• THE INPUT:
## Start

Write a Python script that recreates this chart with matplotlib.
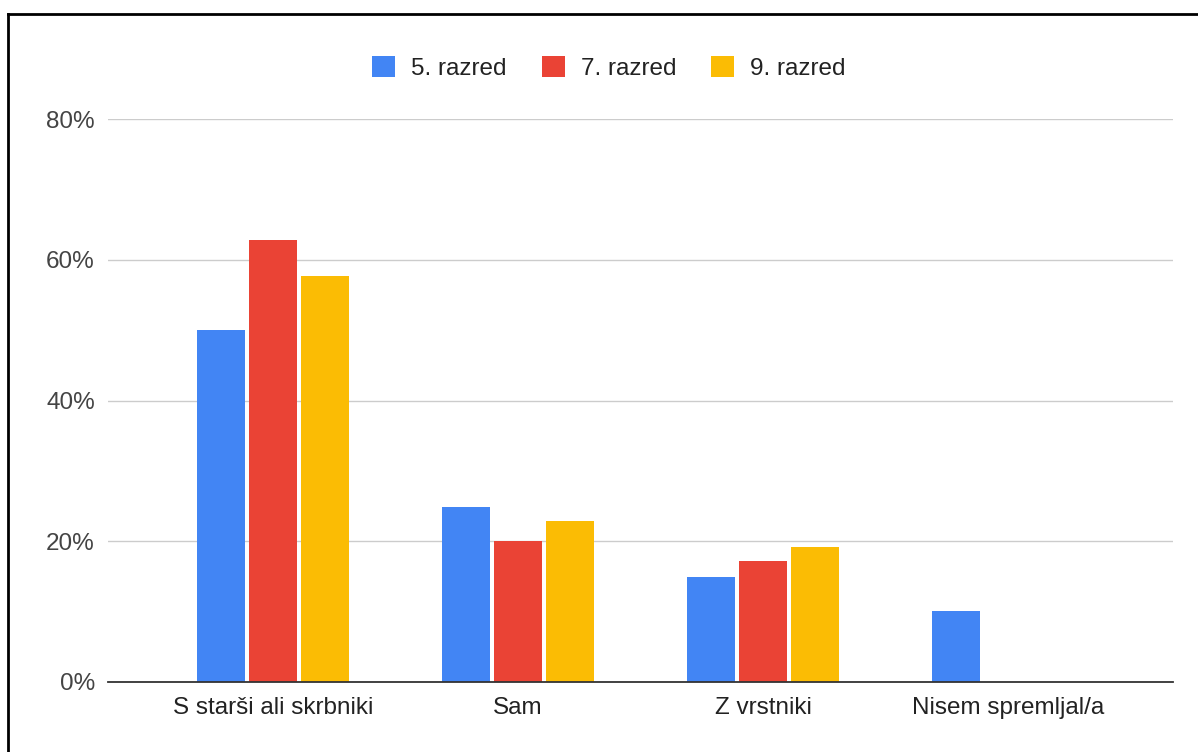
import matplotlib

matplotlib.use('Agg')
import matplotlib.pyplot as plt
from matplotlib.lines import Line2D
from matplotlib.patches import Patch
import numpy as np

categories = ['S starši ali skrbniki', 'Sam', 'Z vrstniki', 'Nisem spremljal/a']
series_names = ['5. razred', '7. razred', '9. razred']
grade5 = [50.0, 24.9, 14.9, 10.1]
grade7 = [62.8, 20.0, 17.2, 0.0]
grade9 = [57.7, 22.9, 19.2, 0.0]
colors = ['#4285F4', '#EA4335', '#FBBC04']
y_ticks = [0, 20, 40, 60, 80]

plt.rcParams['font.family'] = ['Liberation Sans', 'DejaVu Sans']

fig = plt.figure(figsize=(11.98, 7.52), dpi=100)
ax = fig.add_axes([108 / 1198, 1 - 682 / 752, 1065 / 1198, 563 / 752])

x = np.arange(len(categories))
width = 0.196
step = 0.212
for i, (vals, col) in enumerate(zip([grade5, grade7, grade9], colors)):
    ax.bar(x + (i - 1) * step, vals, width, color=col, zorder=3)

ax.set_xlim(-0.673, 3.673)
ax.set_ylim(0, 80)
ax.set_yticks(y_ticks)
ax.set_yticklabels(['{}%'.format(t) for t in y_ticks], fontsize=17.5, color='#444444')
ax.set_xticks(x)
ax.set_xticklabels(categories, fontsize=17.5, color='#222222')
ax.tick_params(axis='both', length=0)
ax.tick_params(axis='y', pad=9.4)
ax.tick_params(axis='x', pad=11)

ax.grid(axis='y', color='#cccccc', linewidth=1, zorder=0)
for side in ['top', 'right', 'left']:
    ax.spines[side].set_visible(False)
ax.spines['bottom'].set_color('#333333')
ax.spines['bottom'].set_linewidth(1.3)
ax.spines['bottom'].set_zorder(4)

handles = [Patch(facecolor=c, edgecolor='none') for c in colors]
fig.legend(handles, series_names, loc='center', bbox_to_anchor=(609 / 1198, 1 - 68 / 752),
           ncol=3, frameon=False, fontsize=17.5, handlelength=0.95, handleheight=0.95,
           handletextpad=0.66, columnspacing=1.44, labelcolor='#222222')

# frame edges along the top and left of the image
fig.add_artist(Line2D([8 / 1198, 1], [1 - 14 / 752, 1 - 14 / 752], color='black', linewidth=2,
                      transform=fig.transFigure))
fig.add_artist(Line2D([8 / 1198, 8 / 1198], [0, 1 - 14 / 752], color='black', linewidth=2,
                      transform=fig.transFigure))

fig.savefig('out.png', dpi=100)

## End
## Start

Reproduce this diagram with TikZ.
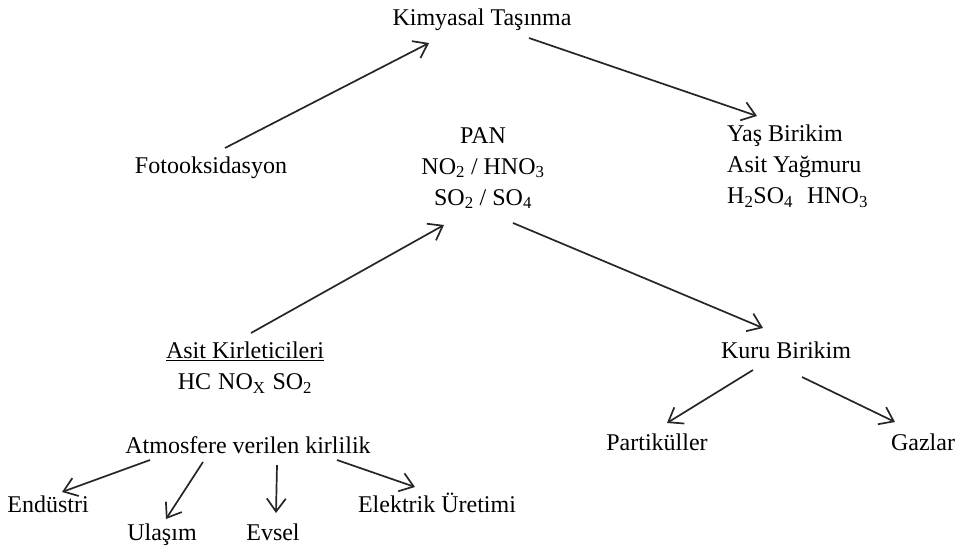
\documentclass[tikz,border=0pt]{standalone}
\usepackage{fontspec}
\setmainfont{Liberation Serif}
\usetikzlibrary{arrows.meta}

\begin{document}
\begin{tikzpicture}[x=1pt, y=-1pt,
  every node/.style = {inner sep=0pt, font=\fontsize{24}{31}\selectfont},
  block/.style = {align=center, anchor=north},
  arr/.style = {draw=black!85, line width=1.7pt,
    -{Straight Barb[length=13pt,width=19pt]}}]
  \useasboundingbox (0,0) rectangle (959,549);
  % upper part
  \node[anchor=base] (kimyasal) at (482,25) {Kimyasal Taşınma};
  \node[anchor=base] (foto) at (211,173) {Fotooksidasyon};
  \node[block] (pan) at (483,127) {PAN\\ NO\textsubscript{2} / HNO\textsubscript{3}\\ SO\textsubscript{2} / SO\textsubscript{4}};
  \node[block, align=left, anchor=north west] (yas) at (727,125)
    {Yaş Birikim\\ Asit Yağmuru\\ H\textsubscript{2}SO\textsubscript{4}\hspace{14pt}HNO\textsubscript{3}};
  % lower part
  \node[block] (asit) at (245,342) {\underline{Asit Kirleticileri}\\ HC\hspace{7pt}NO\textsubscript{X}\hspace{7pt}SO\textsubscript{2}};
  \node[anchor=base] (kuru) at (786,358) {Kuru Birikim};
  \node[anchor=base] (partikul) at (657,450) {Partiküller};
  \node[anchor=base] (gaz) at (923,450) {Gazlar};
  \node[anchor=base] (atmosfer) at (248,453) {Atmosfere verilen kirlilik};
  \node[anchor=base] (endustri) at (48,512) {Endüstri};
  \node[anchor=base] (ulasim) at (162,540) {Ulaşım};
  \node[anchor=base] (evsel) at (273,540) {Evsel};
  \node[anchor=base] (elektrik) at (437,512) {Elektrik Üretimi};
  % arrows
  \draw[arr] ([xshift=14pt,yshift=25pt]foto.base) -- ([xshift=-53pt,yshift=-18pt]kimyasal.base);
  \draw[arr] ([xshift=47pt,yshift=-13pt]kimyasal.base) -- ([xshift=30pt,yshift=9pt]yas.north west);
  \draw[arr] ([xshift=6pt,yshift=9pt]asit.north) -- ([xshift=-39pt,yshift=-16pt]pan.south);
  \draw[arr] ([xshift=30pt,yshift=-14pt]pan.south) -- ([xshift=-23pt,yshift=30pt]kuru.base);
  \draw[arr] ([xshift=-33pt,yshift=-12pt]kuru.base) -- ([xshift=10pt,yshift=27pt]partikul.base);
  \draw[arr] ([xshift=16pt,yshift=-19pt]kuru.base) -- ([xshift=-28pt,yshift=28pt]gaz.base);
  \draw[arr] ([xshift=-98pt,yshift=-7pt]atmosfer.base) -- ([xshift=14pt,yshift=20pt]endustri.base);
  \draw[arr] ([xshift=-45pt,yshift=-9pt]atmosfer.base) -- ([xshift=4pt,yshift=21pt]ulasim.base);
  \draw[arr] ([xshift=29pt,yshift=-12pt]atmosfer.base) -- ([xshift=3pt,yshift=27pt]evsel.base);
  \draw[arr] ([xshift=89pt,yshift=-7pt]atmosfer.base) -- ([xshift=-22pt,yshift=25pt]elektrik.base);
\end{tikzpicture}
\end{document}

## End
## Start

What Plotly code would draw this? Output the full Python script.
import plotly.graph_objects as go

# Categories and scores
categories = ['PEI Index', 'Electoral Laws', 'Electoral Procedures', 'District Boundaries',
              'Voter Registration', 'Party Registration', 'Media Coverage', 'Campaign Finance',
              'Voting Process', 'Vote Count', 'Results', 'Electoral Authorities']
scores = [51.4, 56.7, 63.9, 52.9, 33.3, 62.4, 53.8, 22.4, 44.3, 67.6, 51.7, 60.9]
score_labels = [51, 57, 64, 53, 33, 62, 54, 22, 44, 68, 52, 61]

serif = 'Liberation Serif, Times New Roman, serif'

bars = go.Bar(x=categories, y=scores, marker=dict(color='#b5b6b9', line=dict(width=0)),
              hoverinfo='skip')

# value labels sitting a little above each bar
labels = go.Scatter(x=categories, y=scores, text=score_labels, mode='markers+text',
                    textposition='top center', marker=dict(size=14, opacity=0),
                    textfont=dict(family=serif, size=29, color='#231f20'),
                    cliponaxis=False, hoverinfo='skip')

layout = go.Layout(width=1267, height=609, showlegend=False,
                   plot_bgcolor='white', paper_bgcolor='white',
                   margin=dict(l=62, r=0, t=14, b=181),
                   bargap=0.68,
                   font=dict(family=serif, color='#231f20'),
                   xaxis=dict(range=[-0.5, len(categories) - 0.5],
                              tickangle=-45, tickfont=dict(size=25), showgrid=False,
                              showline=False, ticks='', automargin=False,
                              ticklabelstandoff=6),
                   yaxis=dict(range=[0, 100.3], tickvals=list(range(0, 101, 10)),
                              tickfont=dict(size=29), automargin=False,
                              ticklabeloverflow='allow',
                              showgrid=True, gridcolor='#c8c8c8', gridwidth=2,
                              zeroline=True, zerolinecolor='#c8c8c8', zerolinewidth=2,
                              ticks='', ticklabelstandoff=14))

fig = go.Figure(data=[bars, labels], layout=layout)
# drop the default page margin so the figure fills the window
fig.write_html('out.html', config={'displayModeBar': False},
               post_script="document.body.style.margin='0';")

## End

• PROBLEM REQUIREMENTS: Repeat, exactly as they stand above, the lines from the line with "What Plotly code" to the line with "import plotly.graph_objects as go", both lines included.

• ANSWER TO THE PROBLEM:
What Plotly code would draw this? Output the full Python script.
import plotly.graph_objects as go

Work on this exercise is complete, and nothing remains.